EXERCISE REQUIREMENTS: Exactly the lines from the one with "Recreate this image" through the one with "plt.rcParams['font.family'] = ['Lato', 'DejaVu", inclusive, are to be repeated, and the pictures are not.

DATASET RECORDS:
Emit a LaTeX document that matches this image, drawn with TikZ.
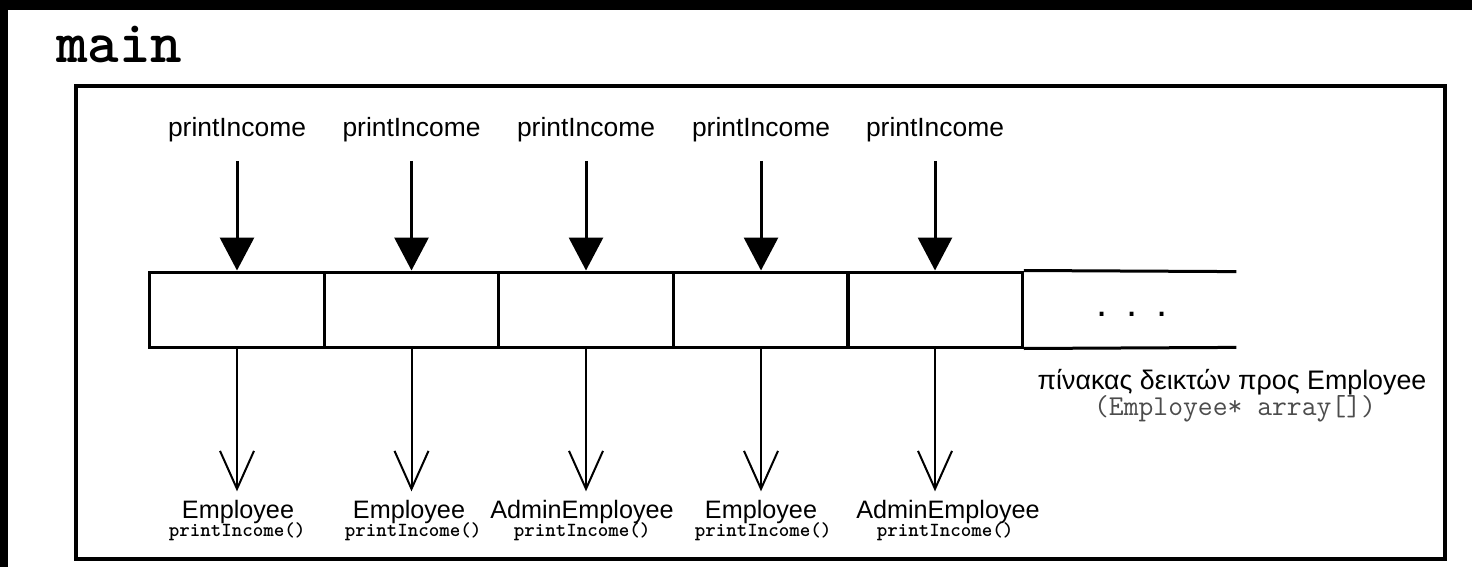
\documentclass[tikz,border=0pt]{standalone}
\usepackage{fontspec}
\setmainfont{Liberation Sans}
\usetikzlibrary{arrows.meta}

\begin{document}
\begin{tikzpicture}[x=0.5pt,y=-0.5pt,
  call/.style={font=\fontsize{13.2}{15}\selectfont, inner sep=0pt, anchor=base},
  cls/.style={font=\fontsize{12.6}{15}\selectfont, inner sep=0pt, anchor=base},
  meth/.style={font=\fontsize{10}{11}\selectfont\ttfamily\bfseries, inner sep=0pt, anchor=base},
  cell/.style={draw, line width=1.5pt, inner sep=0pt, minimum width=87.25pt, minimum height=37.5pt},
  slot/.style={inner sep=0pt, minimum width=107pt, minimum height=37.5pt},
  callarrow/.style={line width=1.5pt, shorten <=9pt, -{Triangle[length=16.5pt,width=17pt]}},
  ptrarrow/.style={line width=1pt, shorten >=4pt, -{Straight Barb[length=19pt,width=17pt]}},
]
\useasboundingbox (0,0) rectangle (1472,567);
\fill[white] (0,0) rectangle (1472,567);
% dark edges of the sheet
\fill[black] (0,0) rectangle (1472,10);
\fill[black] (0,0) rectangle (8,567);

% scope of main()
\node[font=\fontsize{30}{32}\selectfont\ttfamily\bfseries, inner sep=0pt, anchor=base west] (title) at (56,63) {main};
\draw[line width=2pt] (76,86) rectangle (1445,559);

% the pointer array
\node[cell] (c1) at (237,309.5) {};
\node[cell] (c2) at (411.5,309.5) {};
\node[cell] (c3) at (586,309.5) {};
\node[cell] (c4) at (761,309.5) {};
\node[cell] (c5) at (935,309.5) {};
\node[slot] (c6) at (1129,309.5) {};
\draw[line width=1.5pt] (c5.north east) -- (c6.north east);
\draw[line width=1.5pt] (c5.south east) -- (c6.south east);
\node[font=\fontsize{20}{22}\selectfont, inner sep=0pt, anchor=base] (dots) at (1132,316) {.\hspace{9.5pt}.\hspace{9.5pt}.};

\node[font=\fontsize{13.4}{15}\selectfont, inner sep=0pt, anchor=base] (arrname) at (1232,389) {πίνακας δεικτών προς Employee};
\node[font=\fontsize{14.4}{16}\selectfont\ttfamily, text=black!70, inner sep=0pt, anchor=base] (arrdecl) at (1235,415) {(Employee* array[])};

% calls of printIncome through the array
\foreach \i/\x in {1/237,2/411.5,3/586,4/761,5/935}{
  \node[call] (t\i) at (\x,137) {printIncome};
  \draw[callarrow] (t\i) -- (c\i.north);
}

% the objects the pointers refer to
\node[cls] (e1) at (238,518) {Employee};
\node[cls] (e2) at (409,518) {Employee};
\node[cls] (e3) at (582,518) {AdminEmployee};
\node[cls] (e4) at (761,518) {Employee};
\node[cls] (e5) at (948,518) {AdminEmployee};
\node[meth] (m1) at (237,536) {printIncome()};
\node[meth] (m2) at (413,536) {printIncome()};
\node[meth] (m3) at (582,536) {printIncome()};
\node[meth] (m4) at (763,536) {printIncome()};
\node[meth] (m5) at (945,536) {printIncome()};
\foreach \i in {1,...,5}{
  \draw[ptrarrow] (c\i.south) -- (c\i.south |- e\i.north);
}
\end{tikzpicture}
\end{document}
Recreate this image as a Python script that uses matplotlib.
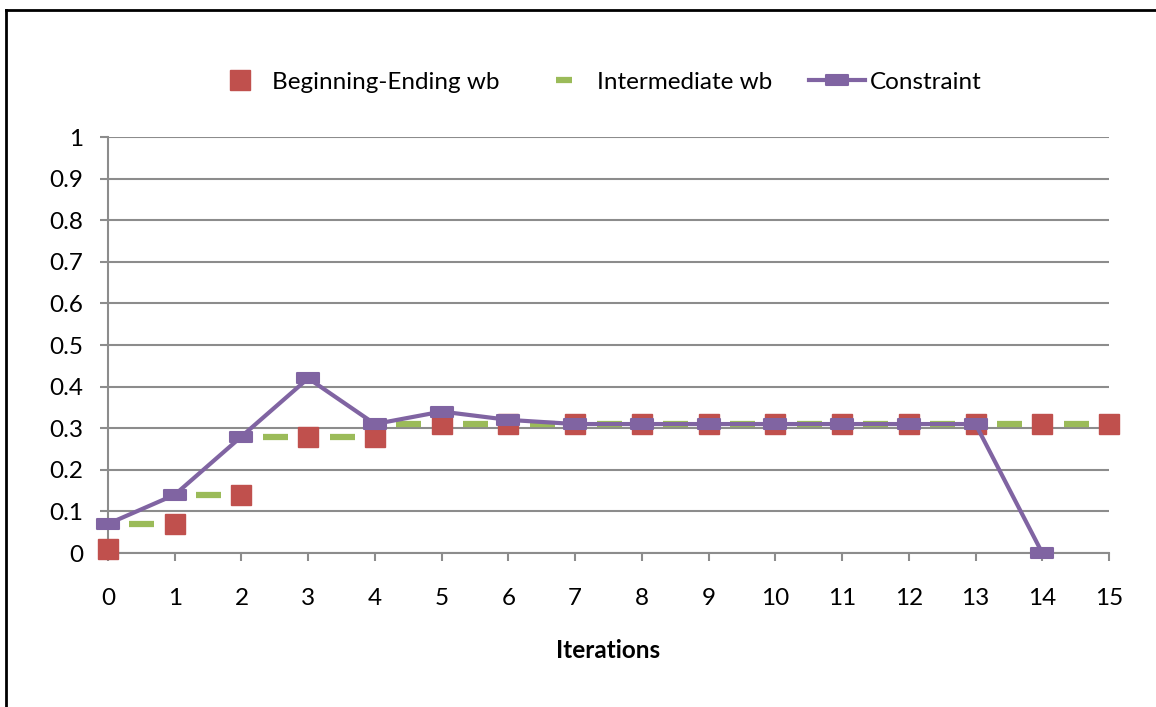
import matplotlib.pyplot as plt
from matplotlib.path import Path
from matplotlib.lines import Line2D

plt.rcParams['font.family'] = ['Lato', 'DejaVu Sans']

iterations = list(range(16))
begin_end = [0.01, 0.07, 0.14, 0.28, 0.28, 0.31, 0.31, 0.31, 0.31, 0.31, 0.31, 0.31, 0.31, 0.31, 0.31, 0.31]
# intermediate values sit between two iterations
inter = [0.07, 0.14, 0.28, 0.28, 0.31, 0.31, 0.31, 0.31, 0.31, 0.31, 0.31, 0.31, 0.31, 0.31, 0.31]
constraint_x = list(range(15))
constraint = [0.07, 0.14, 0.28, 0.42, 0.31, 0.34, 0.32, 0.31, 0.31, 0.31, 0.31, 0.31, 0.31, 0.31, 0.0]
yticks = [0, 0.1, 0.2, 0.3, 0.4, 0.5, 0.6, 0.7, 0.8, 0.9, 1]

red = '#C0504D'
green = '#9BBB59'
purple = '#8064A2'
grid = '#8C8C8C'
fs = 17.5

bar_marker = Path([(-1.1, -0.5), (1.1, -0.5), (1.1, 0.5), (-1.1, 0.5), (-1.1, -0.5)],
                  [Path.MOVETO, Path.LINETO, Path.LINETO, Path.LINETO, Path.CLOSEPOLY])

fig = plt.figure(figsize=(11.56, 7.07), dpi=100)
ax = fig.add_axes([108/1156, 1-553/707, 1001/1156, 416/707])

inter_x = [i + 0.5 for i in range(len(inter))]
ax.plot(inter_x, inter, ls='none', marker='_', ms=18, mew=4.5, color=green, zorder=3, clip_on=False)
ax.plot(iterations, begin_end, ls='none', marker='s', ms=14.5, color=red, mec=red, zorder=4, clip_on=False)
ax.plot(constraint_x, constraint, color=purple, lw=3, marker=bar_marker, ms=16.5,
        mfc=purple, mec=purple, mew=1.5, zorder=5, clip_on=False)

ax.set_xlim(0, 15)
ax.set_ylim(0, 1)
ax.set_xticks(iterations)
ax.set_yticks(yticks)
ax.set_yticklabels(['%g' % v for v in yticks])
ax.grid(axis='y', color=grid, lw=1.5)
ax.set_axisbelow(True)
for s in ['top', 'right']:
    ax.spines[s].set_visible(False)
for s in ['left', 'bottom']:
    ax.spines[s].set_color(grid)
    ax.spines[s].set_linewidth(1.5)
ax.tick_params(axis='both', colors=grid, labelcolor='black', labelsize=fs, length=6, width=1.5)
ax.tick_params(axis='y', pad=12)
ax.tick_params(axis='x', pad=19)
ax.set_xlabel('Iterations', fontsize=fs, fontweight='bold', labelpad=22)

handles = [
    Line2D([], [], ls='none', marker='s', ms=14.5, color=red),
    Line2D([], [], ls='none', marker='_', ms=12, mew=4.5, color=green),
    Line2D([], [], color=purple, lw=3, marker=bar_marker, ms=16.5, mew=1.5),
]
fig.legend(handles, ['Beginning-Ending wb', 'Intermediate wb', 'Constraint'],
           loc='center', bbox_to_anchor=(0.516, 1-82/707), ncol=3, frameon=False,
           fontsize=fs, handlelength=2.3, columnspacing=1.5, handletextpad=0.2)

# outer frame (left and top edges visible)
fig.add_artist(Line2D([6/1156, 6/1156], [0, 1-10/707], color='black', lw=2, transform=fig.transFigure))
fig.add_artist(Line2D([6/1156, 1], [1-10/707, 1-10/707], color='black', lw=2, transform=fig.transFigure))

fig.savefig('out.png')
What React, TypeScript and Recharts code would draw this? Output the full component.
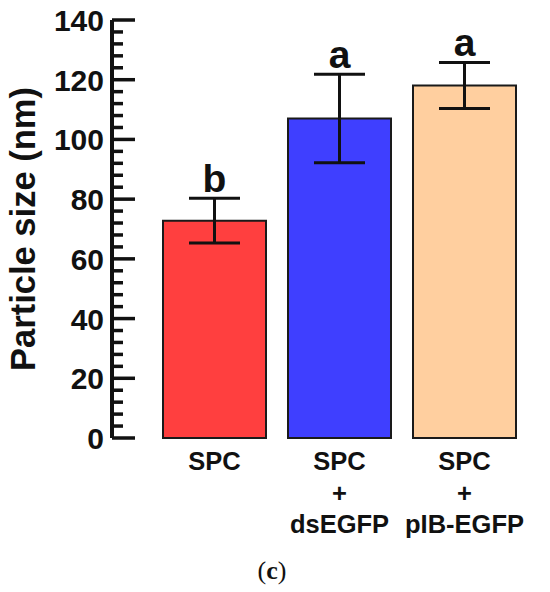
import React from "react";
import { BarChart, Bar, Cell, XAxis, YAxis, ErrorBar, LabelList } from "recharts";

const GROUPS = ["SPC", "SPC + dsEGFP", "SPC + pIB-EGFP"];
const GROUP_LINES = [["SPC"], ["SPC", "+", "dsEGFP"], ["SPC", "+", "pIB-EGFP"]];
const MEAN_SIZE = [72.8, 107, 118.1];
const SD_SIZE = [7.5, 14.8, 7.7];
const LETTERS = ["b", "a", "a"];
const BAR_COLORS = ["#ff3f3f", "#3f3fff", "#ffcf9f"];
const Y_MAJOR_TICKS = [0, 20, 40, 60, 80, 100, 120, 140];
const Y_MINOR_STEP = 4;

const FONT = '"Liberation Sans", Arial, sans-serif';
const INK = "#111";

const data = GROUPS.map((g, i) => ({
  group: g,
  size: MEAN_SIZE[i],
  sd: SD_SIZE[i],
  letter: LETTERS[i],
}));

// every 4 nm gets a small tick, every 20 nm a long one with a label
const yTicks: number[] = [];
for (let v = 0; v <= 140; v += Y_MINOR_STEP) yTicks.push(v);

function YTick(props: any) {
  const { x, y, payload } = props;
  const major = Y_MAJOR_TICKS.includes(payload.value);
  return (
    <g>
      <line x1={x} y1={y} x2={x + (major ? 23 : 11)} y2={y} stroke={INK} strokeWidth={3.5} />
      {major && (
        <text
          x={x - 8}
          y={y}
          dy={11}
          textAnchor="end"
          fontFamily={FONT}
          fontWeight="bold"
          fontSize={30}
          fill={INK}
        >
          {payload.value}
        </text>
      )}
    </g>
  );
}

function XTick(props: any) {
  const { x, y, index } = props;
  const lines = GROUP_LINES[index] || [];
  return (
    <text
      x={x}
      y={y + 32}
      textAnchor="middle"
      fontFamily={FONT}
      fontWeight="bold"
      fontSize={25.5}
      fill={INK}
    >
      {lines.map((l, i) => (
        <tspan key={i} x={x} dy={i === 0 ? 0 : 31.5}>
          {l}
        </tspan>
      ))}
    </text>
  );
}

function LetterLabel(props: any) {
  const { x, y, width, height, value, index } = props;
  const perUnit = height / value;
  const top = y - SD_SIZE[index] * perUnit;
  return (
    <text
      x={x + width / 2}
      y={top - 6}
      textAnchor="middle"
      fontFamily={FONT}
      fontWeight="bold"
      fontSize={39}
      fill={INK}
    >
      {LETTERS[index]}
    </text>
  );
}

export default function App() {
  return (
    <div style={{ position: "absolute", left: 0, top: 0, width: 550, height: 592, background: "#fff" }}>
      <BarChart
        width={550}
        height={550}
        data={data}
        margin={{ top: 20, right: 23, left: 0, bottom: 0 }}
      >
        <XAxis
          dataKey="group"
          axisLine={false}
          tickLine={false}
          tickSize={0}
          tickMargin={0}
          height={112}
          padding={{ left: 40, right: 0 }}
          interval={0}
          tick={<XTick />}
        />
        <YAxis
          domain={[0, 140]}
          ticks={yTicks}
          interval={0}
          width={112}
          tickSize={0}
          tickMargin={0}
          tickLine={false}
          axisLine={{ stroke: INK, strokeWidth: 4 }}
          tick={<YTick />}
          label={() => (
            <text
              x={35}
              y={229}
              transform="rotate(-90 35 229)"
              textAnchor="middle"
              fontFamily={FONT}
              fontWeight="bold"
              fontSize={34.5}
              fill={INK}
            >
              Particle size (nm)
            </text>
          )}
        />
        <Bar dataKey="size" barSize={103} stroke="#1a1a1a" strokeWidth={2} isAnimationActive={false}>
          {data.map((_, i) => (
            <Cell key={i} fill={BAR_COLORS[i]} />
          ))}
          <ErrorBar dataKey="sd" width={25.5} stroke={INK} strokeWidth={3} isAnimationActive={false} />
          <LabelList dataKey="size" content={<LetterLabel />} />
        </Bar>
      </BarChart>
      <div
        style={{
          position: "absolute",
          left: 0,
          top: 556,
          width: 544,
          textAlign: "center",
          fontFamily: '"Liberation Serif", "Times New Roman", serif',
          fontSize: 26,
          lineHeight: "30px",
          color: INK,
        }}
      >
        (<b>c</b>)
      </div>
    </div>
  );
}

RESULT:
Recreate this image as a Python script that uses matplotlib.
import matplotlib.pyplot as plt
from matplotlib.path import Path
from matplotlib.lines import Line2D

plt.rcParams['font.family'] = ['Lato', 'DejaVu Sans']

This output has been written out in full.